> Stated task
Copy out each line that includes the word "this".

:: Record set ::

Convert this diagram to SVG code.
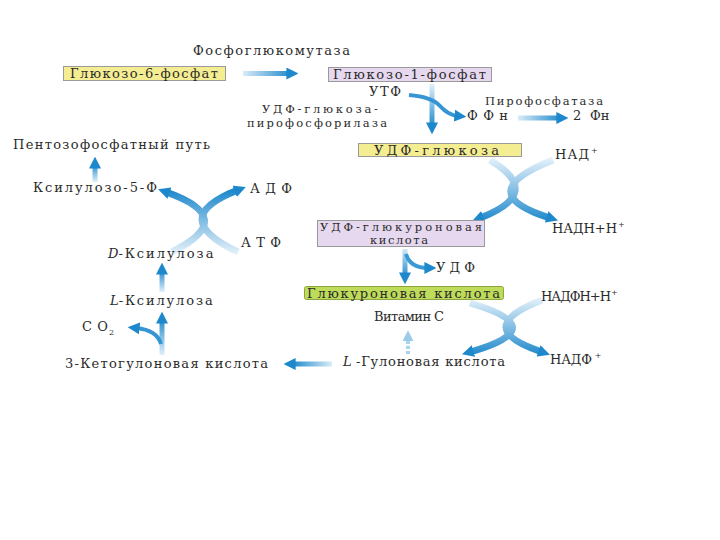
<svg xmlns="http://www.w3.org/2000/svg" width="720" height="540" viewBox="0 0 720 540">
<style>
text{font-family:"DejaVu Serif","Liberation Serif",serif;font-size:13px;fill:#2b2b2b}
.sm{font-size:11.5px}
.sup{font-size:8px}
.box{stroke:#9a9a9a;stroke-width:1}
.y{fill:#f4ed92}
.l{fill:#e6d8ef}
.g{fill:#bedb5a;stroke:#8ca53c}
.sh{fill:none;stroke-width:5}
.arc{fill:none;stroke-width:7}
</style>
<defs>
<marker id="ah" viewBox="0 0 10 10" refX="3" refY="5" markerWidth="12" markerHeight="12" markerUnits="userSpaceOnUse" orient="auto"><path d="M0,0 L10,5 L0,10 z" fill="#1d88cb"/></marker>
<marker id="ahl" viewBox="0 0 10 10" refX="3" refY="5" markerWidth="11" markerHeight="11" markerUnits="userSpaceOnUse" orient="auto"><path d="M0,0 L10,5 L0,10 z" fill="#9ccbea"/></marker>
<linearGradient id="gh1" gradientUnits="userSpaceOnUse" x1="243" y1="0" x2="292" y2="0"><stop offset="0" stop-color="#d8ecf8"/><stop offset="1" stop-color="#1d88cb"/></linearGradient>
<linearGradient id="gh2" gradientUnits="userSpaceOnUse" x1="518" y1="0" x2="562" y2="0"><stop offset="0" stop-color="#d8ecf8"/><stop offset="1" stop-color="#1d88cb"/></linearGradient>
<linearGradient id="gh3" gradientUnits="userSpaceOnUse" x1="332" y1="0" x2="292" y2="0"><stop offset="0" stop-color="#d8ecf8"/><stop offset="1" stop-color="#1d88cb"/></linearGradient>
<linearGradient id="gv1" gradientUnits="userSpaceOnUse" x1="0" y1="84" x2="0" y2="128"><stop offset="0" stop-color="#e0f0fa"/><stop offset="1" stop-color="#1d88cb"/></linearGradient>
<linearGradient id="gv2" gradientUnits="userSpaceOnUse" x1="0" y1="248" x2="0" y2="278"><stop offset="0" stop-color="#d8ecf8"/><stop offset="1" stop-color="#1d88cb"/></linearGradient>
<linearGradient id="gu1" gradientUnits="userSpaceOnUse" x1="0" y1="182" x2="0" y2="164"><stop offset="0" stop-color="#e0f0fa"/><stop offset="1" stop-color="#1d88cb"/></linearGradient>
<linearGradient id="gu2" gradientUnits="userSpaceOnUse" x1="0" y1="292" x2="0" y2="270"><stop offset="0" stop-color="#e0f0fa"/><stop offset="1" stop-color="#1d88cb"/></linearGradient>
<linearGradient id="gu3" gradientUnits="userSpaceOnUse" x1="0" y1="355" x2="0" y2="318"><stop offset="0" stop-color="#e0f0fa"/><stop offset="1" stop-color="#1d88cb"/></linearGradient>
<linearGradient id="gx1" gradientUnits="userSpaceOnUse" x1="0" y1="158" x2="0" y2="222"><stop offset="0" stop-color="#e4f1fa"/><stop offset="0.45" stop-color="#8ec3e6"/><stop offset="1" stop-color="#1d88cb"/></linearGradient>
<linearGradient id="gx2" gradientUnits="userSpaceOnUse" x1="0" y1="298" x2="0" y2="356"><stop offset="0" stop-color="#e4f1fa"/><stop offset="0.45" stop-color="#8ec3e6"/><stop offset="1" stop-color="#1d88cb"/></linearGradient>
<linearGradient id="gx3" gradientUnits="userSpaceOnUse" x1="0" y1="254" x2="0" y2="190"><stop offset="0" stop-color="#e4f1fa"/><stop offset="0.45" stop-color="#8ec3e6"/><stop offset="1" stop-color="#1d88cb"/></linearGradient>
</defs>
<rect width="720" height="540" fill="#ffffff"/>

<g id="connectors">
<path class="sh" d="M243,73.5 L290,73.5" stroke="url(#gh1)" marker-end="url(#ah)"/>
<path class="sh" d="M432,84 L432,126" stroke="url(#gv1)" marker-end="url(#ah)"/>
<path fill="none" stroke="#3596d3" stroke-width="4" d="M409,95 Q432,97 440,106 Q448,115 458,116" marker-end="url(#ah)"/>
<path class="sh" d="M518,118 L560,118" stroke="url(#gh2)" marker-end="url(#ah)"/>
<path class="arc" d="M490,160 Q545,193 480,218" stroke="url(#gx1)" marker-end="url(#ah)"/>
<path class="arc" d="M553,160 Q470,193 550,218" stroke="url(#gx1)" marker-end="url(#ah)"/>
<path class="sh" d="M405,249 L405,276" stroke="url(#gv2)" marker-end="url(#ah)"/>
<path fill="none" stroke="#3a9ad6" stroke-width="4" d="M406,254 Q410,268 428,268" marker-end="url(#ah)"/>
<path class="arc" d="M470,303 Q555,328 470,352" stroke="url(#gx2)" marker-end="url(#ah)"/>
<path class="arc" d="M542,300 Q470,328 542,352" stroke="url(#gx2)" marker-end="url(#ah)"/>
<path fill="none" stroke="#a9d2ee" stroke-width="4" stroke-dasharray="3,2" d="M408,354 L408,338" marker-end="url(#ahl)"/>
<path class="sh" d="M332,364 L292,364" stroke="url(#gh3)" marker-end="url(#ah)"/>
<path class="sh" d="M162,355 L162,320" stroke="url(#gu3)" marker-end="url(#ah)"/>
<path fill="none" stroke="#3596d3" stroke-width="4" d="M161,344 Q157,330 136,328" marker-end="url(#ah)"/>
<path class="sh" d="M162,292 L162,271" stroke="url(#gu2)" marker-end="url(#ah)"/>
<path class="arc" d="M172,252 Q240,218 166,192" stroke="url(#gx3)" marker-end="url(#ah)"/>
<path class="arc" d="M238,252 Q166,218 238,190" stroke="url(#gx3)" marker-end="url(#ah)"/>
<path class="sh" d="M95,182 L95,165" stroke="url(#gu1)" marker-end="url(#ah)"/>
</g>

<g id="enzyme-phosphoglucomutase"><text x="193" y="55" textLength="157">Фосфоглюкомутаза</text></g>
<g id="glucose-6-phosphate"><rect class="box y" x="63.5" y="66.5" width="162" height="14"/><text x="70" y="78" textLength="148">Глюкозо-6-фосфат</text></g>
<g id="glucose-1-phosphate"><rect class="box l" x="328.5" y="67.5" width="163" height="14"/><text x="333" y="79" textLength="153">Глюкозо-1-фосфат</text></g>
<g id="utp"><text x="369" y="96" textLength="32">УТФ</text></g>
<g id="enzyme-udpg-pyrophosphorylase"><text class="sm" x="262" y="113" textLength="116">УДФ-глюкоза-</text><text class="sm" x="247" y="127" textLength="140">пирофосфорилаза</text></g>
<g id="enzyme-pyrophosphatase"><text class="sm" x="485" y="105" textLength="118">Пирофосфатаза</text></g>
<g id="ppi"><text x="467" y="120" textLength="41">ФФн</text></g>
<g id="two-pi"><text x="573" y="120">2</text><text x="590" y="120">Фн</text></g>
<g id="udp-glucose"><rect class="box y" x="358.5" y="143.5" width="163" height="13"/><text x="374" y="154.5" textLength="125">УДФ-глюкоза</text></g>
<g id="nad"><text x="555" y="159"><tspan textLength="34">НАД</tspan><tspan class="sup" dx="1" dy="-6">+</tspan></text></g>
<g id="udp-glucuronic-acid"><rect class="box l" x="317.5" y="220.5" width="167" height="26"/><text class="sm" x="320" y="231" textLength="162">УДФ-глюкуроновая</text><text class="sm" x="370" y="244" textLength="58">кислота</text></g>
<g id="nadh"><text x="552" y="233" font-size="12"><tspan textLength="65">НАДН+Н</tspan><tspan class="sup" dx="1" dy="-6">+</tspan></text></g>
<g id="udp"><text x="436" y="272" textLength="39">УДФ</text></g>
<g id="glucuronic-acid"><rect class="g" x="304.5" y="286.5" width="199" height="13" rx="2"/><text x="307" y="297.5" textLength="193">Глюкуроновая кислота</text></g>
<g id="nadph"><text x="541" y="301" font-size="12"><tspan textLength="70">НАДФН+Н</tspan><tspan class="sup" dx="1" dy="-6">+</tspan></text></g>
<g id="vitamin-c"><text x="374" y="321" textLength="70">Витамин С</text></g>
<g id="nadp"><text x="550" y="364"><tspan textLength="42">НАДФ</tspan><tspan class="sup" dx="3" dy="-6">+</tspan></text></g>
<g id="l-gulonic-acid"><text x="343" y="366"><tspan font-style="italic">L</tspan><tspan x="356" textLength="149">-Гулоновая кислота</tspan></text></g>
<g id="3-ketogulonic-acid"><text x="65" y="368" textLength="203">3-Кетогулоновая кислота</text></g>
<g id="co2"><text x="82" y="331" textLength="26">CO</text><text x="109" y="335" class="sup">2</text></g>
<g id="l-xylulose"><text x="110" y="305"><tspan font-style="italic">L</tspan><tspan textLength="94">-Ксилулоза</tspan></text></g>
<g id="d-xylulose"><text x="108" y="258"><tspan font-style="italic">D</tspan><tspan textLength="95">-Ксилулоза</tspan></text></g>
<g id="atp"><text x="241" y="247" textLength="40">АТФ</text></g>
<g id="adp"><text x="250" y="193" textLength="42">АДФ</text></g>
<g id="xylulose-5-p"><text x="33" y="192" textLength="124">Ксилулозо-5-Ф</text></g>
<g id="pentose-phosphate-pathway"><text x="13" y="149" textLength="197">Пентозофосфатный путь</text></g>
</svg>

:::
:: Record set ::

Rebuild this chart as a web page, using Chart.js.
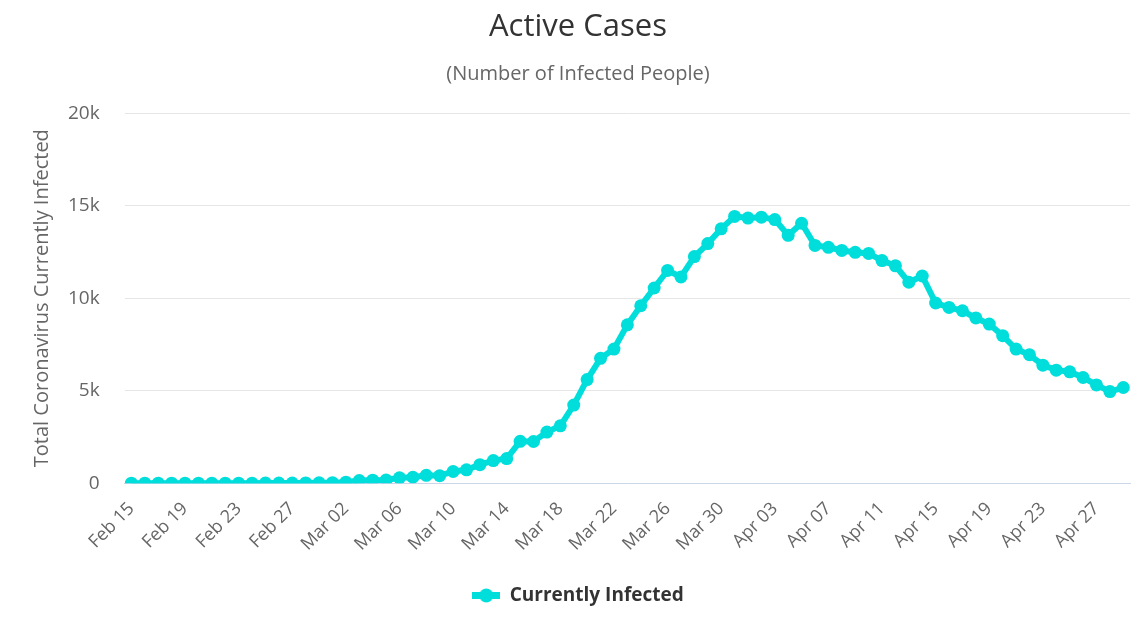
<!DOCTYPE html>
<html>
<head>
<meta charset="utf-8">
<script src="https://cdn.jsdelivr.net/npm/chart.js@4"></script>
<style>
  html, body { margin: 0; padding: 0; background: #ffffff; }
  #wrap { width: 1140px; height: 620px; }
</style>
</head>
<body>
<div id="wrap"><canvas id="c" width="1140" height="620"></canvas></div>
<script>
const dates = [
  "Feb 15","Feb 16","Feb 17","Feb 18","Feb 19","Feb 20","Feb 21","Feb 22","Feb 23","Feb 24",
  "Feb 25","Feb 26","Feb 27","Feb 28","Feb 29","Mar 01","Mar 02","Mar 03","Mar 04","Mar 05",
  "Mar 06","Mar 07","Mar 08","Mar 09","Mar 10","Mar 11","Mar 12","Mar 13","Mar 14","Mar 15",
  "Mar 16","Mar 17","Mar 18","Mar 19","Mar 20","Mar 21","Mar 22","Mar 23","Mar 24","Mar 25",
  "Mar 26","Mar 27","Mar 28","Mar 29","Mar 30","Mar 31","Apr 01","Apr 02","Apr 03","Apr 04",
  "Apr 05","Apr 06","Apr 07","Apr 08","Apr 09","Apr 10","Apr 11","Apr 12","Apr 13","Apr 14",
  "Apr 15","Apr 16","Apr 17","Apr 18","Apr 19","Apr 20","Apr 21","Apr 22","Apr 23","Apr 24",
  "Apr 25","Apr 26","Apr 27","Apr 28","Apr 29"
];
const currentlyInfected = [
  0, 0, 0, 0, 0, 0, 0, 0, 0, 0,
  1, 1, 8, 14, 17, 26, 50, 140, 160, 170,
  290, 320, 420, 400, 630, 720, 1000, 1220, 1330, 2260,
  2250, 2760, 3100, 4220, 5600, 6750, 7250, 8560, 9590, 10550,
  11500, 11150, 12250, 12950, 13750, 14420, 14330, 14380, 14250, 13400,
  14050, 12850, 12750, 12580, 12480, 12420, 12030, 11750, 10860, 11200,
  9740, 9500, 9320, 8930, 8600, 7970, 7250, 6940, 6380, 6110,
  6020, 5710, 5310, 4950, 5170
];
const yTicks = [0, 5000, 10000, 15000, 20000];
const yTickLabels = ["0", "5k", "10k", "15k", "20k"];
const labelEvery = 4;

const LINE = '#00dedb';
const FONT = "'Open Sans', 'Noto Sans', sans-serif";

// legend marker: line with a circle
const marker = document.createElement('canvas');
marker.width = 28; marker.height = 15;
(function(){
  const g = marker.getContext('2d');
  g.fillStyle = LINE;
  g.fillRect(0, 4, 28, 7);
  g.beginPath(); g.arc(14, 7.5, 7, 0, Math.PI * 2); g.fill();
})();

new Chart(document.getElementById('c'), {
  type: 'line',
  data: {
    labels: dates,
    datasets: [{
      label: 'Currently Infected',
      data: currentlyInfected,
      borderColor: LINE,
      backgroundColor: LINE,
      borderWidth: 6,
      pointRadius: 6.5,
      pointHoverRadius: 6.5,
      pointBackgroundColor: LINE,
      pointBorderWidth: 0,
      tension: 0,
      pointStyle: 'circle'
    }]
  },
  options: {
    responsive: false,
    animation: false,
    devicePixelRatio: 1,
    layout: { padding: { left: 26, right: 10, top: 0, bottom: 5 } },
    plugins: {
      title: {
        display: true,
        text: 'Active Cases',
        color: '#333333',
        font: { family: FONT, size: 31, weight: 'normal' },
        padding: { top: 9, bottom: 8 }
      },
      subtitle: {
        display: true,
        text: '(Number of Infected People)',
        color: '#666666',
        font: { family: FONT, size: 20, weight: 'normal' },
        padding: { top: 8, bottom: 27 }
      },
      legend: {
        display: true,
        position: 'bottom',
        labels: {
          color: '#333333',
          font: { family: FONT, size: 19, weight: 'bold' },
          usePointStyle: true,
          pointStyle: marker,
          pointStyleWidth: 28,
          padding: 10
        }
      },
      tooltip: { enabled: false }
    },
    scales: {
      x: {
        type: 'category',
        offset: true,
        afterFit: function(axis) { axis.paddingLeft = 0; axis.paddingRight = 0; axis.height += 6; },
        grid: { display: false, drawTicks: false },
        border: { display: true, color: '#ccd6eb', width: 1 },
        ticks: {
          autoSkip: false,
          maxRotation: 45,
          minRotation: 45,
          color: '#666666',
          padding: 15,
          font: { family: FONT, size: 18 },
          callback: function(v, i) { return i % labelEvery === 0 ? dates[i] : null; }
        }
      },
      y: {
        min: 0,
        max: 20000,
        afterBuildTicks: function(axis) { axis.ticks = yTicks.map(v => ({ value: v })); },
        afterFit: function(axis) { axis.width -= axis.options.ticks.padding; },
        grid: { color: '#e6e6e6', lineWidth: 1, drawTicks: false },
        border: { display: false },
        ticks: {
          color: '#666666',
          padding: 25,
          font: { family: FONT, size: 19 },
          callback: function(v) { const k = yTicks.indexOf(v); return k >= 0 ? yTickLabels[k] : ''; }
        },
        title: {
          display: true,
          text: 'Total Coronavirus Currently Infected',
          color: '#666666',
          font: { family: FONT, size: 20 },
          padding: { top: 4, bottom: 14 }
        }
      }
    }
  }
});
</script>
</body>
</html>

:::

> Response to the task
Convert this diagram to SVG code.
Rebuild this chart as a web page, using Chart.js.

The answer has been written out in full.